Mrs. Hartridge doesn’t mention Will’s abusive mother or dead sister, and Will doesn’t mention Mrs. Hartridge’s missing soldier husband, which shows their tact in the face of each other’s trauma and grief. Will’s appreciation for Mrs. Hartridge’s beauty, meanwhile, shows how his desire for a kind, gentle mother like Mrs. Hartridge is mixed up in the innocent crush he has on her.
Themes
Biological Family vs. Chosen Family Theme Icon
When someone knocks on the front door, Mrs. Hartridge gives Will baby Peggy to hold before going to answer it. She wants to let him hold a living child. Will is beginning to relax with Peggy in his arms when she starts crying. Frantically, he looks for a bottle. Mrs. Hartridge returns, takes Peggy, and promptly breastfeeds her. Will, utterly startled, stares at Peggy happily drinking her mother’s milk. Mrs. Hartridge tells Will that Tom is waiting for him. Will thanks her and runs around the house to Tom. On the walk home, Will feels better, realizing that Trudy’s death wasn’t his fault—he simply wasn’t equipped to care for her. At the cottage, Tom and Will find Zach, who tells them he has fixed the bicycle. Then Zach asks about the distance to the sea. 

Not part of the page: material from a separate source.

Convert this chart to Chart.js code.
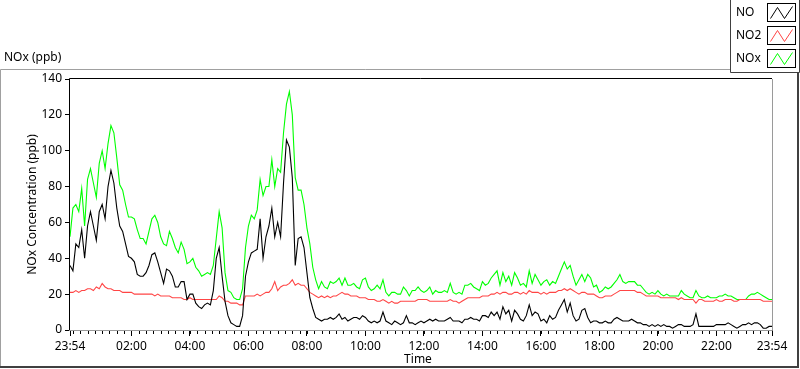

When Mrs. Hartridge breastfeeds Peggy in front of Will, she is wordlessly communicating to him what baby Trudy would have needed to survive—something that Mrs. Beech was equipped to give Trudy but Will was not. Shortly after Will realizes that he does not need to feel guilty for his baby sister’s death, Zach announces that he has fixed the bicycle he has been repairing—another small detail suggesting that the repaired bicycle represents Will’s healing psyche.